Africa’s fastest growing economy in 2016, Côte d’Ivoire was hit earlier this year by successive uprisings by low-ranking troops.

The costly bonuses paid to end the unrest helped balloon the budget deficit this year, and the episode tarnished its image as one of the continent’s rising economic stars.

The government said on Friday that it would retire around 1,000 soldiers by the end of the year as part of efforts to bring the force, estimated at about 25,000 troops, in line with “accepted standards”.

A spokesman did not say how much the soldiers would receive under the voluntary scheme.
However, a document obtained by Reuters outlining the plan stated that each retired soldier would receive a payment of 15 million CFA francs.

Neither the spokesman for Côte d’Ivoire’s defence minister were available to comment on Monday.

Diplomats said the move signalled that the government was beginning to implement a military reform law.

According to a copy of the law seen by Reuters, 4,400 troops are to leave the army over four years.

It was not immediately clear if that figure includes soldiers already scheduled to retire during the period.
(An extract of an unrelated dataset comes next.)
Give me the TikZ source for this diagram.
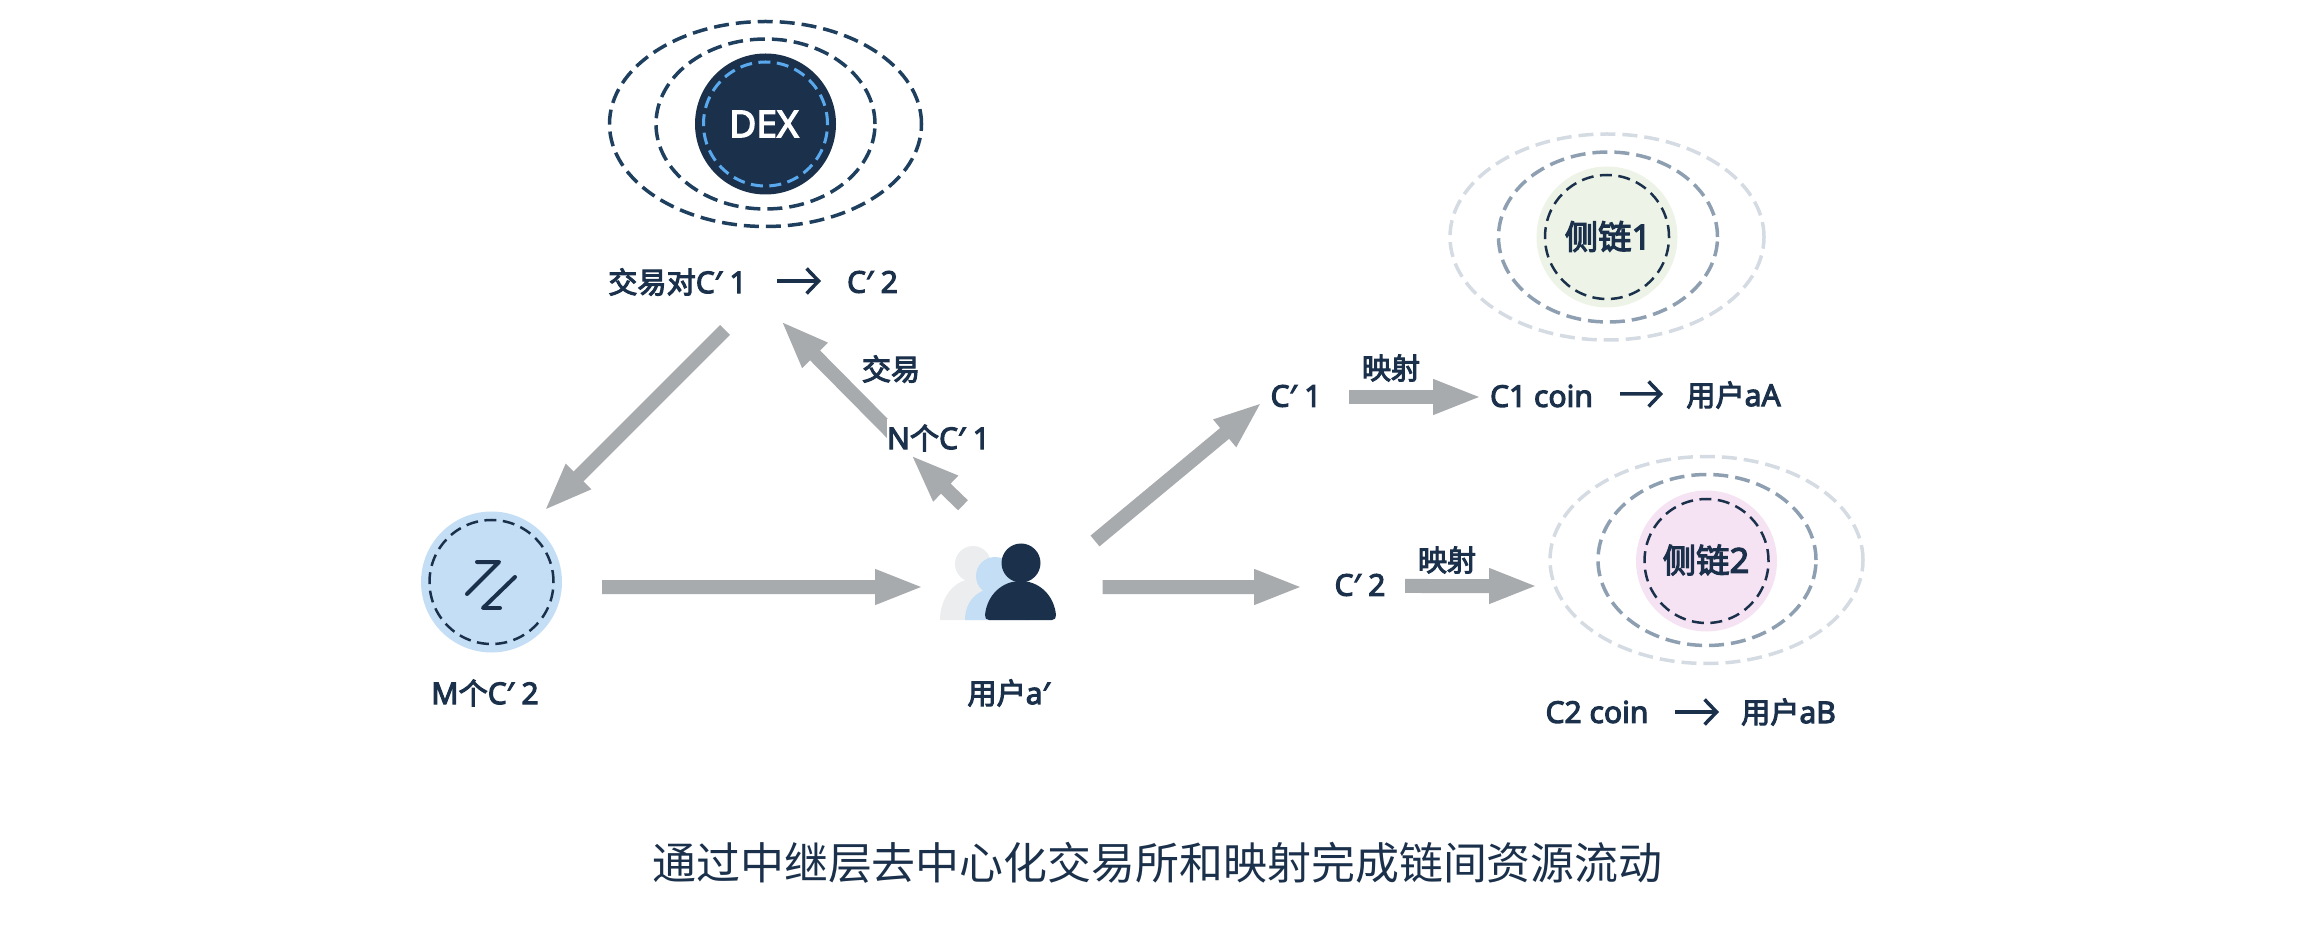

Côte d’Ivoire’s army was thrown together from rival loyalist and rebel factions at the end of a 2011 civil war that brought President Alassane Ouattara to power after his predecessor Laurent Gbagbo rejected his defeat in a 2010 run-off election.

It remains plagued by internal divisions.

Diplomats and analysts say the force is bloated with unqualified personnel and vulnerable to political manipulation.

An adviser to Parliament Speaker Guillaume Soro, considered a leading candidate to replace term-limited President Ouattara in 2020, was arrested in October after a secret arms cache at his home helped mutinying soldiers halt a loyalist advance.

Soro and his supporters say the charges were politically motivated.